Johannes and I get together about once a week when he’s bored and I’m stressed. He’s one of those people that has only two emotions, bored or happy, and is never stressed because he never has anything go wrong. Really. It’s not normal.
I saw Johannes last night after a long day and an even longer meeting, and started talking as we sat down at the restaurant. I told him the recent gossip. I talked all about my latest success. I described how I got in trouble for my recent post. I told him who had called me, who I had seen, who was annoying the heck out of me. Mostly, I just dumped. Dumped my entire life on him. For fifteen or twenty minutes straight. I talked and he listened. Then, far from finished, but eager to eat the food that was placed in front of me, I said:
“Okay. You now.”
“What?”
“Yeah, go, you talk now.”
He looked at me smugly as I waved my fork through the air. Then slowly, calmly, he explained to me that normal people didn’t have conversations this way. Normal people ask questions of the other person that solicit more than yes or no answers, and then they ask follow up questions to show interest. Oh. Is that how it works, I nodded, half-smiling, half-chewing, and waved my fork again.

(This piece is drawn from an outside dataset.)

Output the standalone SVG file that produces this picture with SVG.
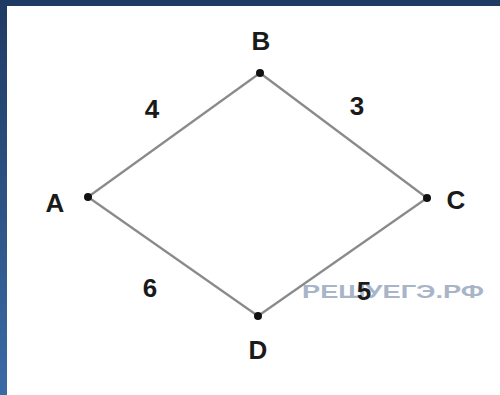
<svg xmlns="http://www.w3.org/2000/svg" width="500" height="395" viewBox="0 0 500 395">
<defs>
<linearGradient id="bg" x1="0" y1="0" x2="0" y2="1">
<stop offset="0" stop-color="#1f3a62"/>
<stop offset="1" stop-color="#3a6aa6"/>
</linearGradient>
<style>
.lbl{font-family:"Liberation Sans",Arial,sans-serif;font-weight:bold;font-size:26px;fill:#1a1a1a;text-anchor:middle}
.edge{stroke:#8a8a8a;stroke-width:2.2;fill:none}
.dot{fill:#111}
.wm{font-family:"Liberation Sans",Arial,sans-serif;font-weight:bold;font-size:19px;fill:#a8b5c8}
</style>
</defs>
<rect width="500" height="395" fill="url(#bg)"/>
<rect x="7" y="6" width="493" height="389" fill="#ffffff"/>
<text class="wm" x="302" y="298" textLength="182" lengthAdjust="spacingAndGlyphs">РЕШУЕГЭ.РФ</text>
<g id="edges">
<line class="edge" x1="88" y1="197" x2="260" y2="73"/>
<line class="edge" x1="260" y1="73" x2="427" y2="198"/>
<line class="edge" x1="88" y1="197" x2="258" y2="316"/>
<line class="edge" x1="258" y1="316" x2="427" y2="198"/>
<text class="lbl" x="152" y="118">4</text>
<text class="lbl" x="357" y="115">3</text>
<text class="lbl" x="150" y="297">6</text>
<text class="lbl" x="364" y="300">5</text>
</g>
<g id="A"><circle class="dot" cx="88" cy="197" r="4"/><text class="lbl" x="55" y="212">A</text></g>
<g id="B"><circle class="dot" cx="260" cy="73" r="4"/><text class="lbl" x="261" y="50">B</text></g>
<g id="C"><circle class="dot" cx="427" cy="198" r="4"/><text class="lbl" x="456" y="209">C</text></g>
<g id="D"><circle class="dot" cx="258" cy="316" r="4"/><text class="lbl" x="258" y="359">D</text></g>
</svg>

“Okay, but really,” I said, “you talk now.”
Success means nothing if you don’t have someone to share it with. Someone who understands you’re too tired to engage in a normal conversation. Someone who not only understands, but will protect your neurosis. Good friends are irreplaceable.
And in a quasi-anonymous world this is increasingly important for Gen-Y, whose social circles are shrinking and whose loneliness is increasing.
In his book, The Rise of the Creative Class, Richard Florida argues that “weak ties are critical to the creative environment of a city or region because they allow for rapid entry of new people and rapid absorption of new ideas and are thus critical to the creative process.” We even choose where we live, in part, by how easy it is for us to maintain our quasi-anonymous lifestyle.
In such an environment, it is all the more important to have real friends, because “family and significant others don’t count when we talk about the benefits of friendship,” career guru Penelope Trunk reports.
Not the acquaintances that fill the photos of your “friends” on Facebook. Real friends. Acquaintances could care less if you need to sit on a certain side of the table or that you snagged ten subscribers in one day. Acquaintances care about themselves. Friends care about you.
“Friendship is to people as sunshine is to flowers,” says Ben Casnocha, young entrepreneur and author of My Start Up Life. Corny. But true. It’s not just nice to have friends outside of your professional life, it’s absolutely necessary. You can’t be successful without friends, and if you are, your success will be meaningless.
So, go – find friends that are normal where you are crazy, that are honest and trustworthy, who love you no matter what. And if you’re lucky enough to have those kind of friends already, get up in the middle of dinner, walk over to their seat, and give them a big hug. I’m sure they will tell you to go sit back down immediately, but they’ll smile at you, amused. That’s what friends do.